Homework- (H):  This bank of activities is designed to add Systematic Phonics, Vocabulary Development, and Reading Comprehension Skills instruction into ESOL Level 1 homework assignments.  Assignments may be given on a daily, bi-weekly, or weekly basis, as deemed appropriate by the teacher.  Research shows that increased reading in the target language improves fluency, comprehension, and language acquisition.

 

(A1) - After a lesson introducing vocabulary and concepts related to telephone communication, students will review consonant and vowel sounds taught in previous lessons (blends, digraphs, short vowel sounds with CVC, long vowel sounds with CVCE and variant spellings, vowel+R, dipthongs) by listing vocabulary on board and pronouncing words in groups and individually.    Students will work in groups using copies of pages from a telephone directory (yellow pages) to create dialogues using vocabulary.  Students will also label one word found in the telephone directory pages from each sound group: blend, digraph, short vowel, long vowel, dipthong, vowel+R.

(H1) - Write a story using short vowel words with variant spellings.

 

(A2) - Use the dialogues created in the previous activity.  Say, “______ said, ‘_______.’  What vowel sound do you hear in the word ‘said’?”  Students should respond that they hear the short e sound.  If they have trouble hearing the sound, pronounce other short e words (bed, fed, led).  Write the word “said” on the board.  Tell the students that this is the only short e word spelled in this way.  List the following words (bread, breath, dead, death, feather, head, lead/noun, read/past tense, instead, thread, threat, tread, wealth, wealthy, health, healthy, leather, heather, jealous), pronounce the words and ask the students what vowel sound they hear.  Tell them that these words are pronounced with a short e sound even though they use the long e spelling.  These words should be memorized.  All other “ea” words use the long e sound.  Other variant spellings of short vowel sounds are “aunt” – short a, and “love / above / dove-noun / glove / cover / hover / shove” – short u.  Since these words are common but use variant spellings, students should add them to their vocabulary journals.  To practice using the words, ask one student to begin to tell a story and use one of the listed words.  The next student must add a sentence to the story, continuing the logical sequence of the story and adding a new word from the list.  Continue until all the words have been used. 

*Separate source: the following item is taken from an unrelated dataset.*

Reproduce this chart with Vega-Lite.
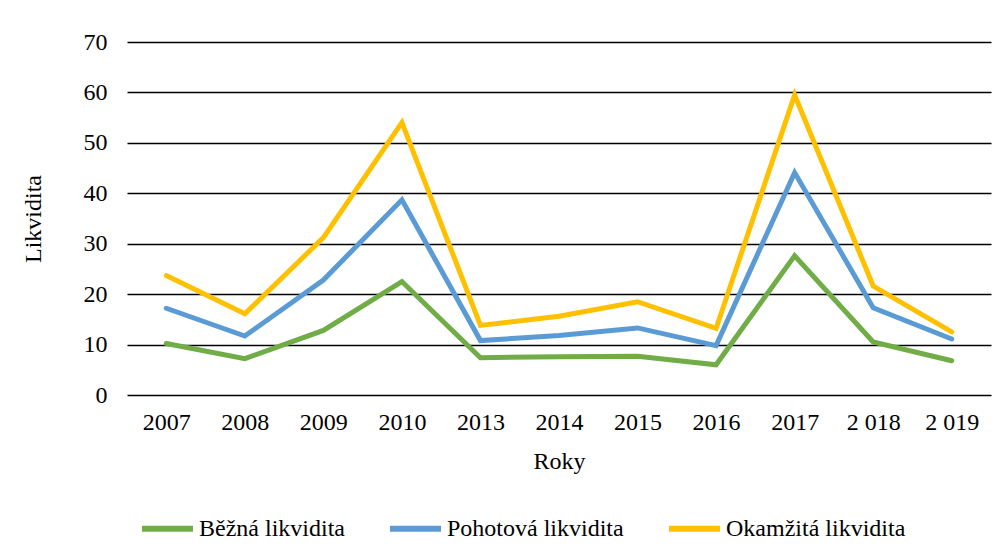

(H2) - From at-home reading, list 10 short vowel words using variant spellings.

 

(A3) - Distribute copies of telephone directory pages.  Write a list of 10 names on the board to be inserted into the page provided to students.  Ask students to write the name that would come before and after each name from the list to be inserted.  Example: New Name – Thomas Wilson; Directory Names – James Wilson, Theodore Wilson, William Wilson.  Thomas would be inserted between Theodore Wilson and William Wilson.

(H3) - Give students lists of telephone numbers with recorded messages (example: the school office, public library, post office).  Ask students to call the numbers after hours and record specific information from the messages (name of agency, office hours, etc.)

 

(A4) - Distribute copies of telephone bills.  Ask students main idea, detail, and context clue questions.  Example: Whose bill is this?  What is the total amount due?  What is the home telephone number of the person who must pay this bill?  How much in long distance charges is included in this bill?  What does “directory assistance” mean: help with the telephone book or help in finding directions?

(H4) - Continue at-home reading, adding to vocabulary journals.

 

Evaluation: Participation in group story-telling activity.  80% mastery word-labeling activity; 80% mastery alphabetizing activity; 80% mastery comprehension skill activity.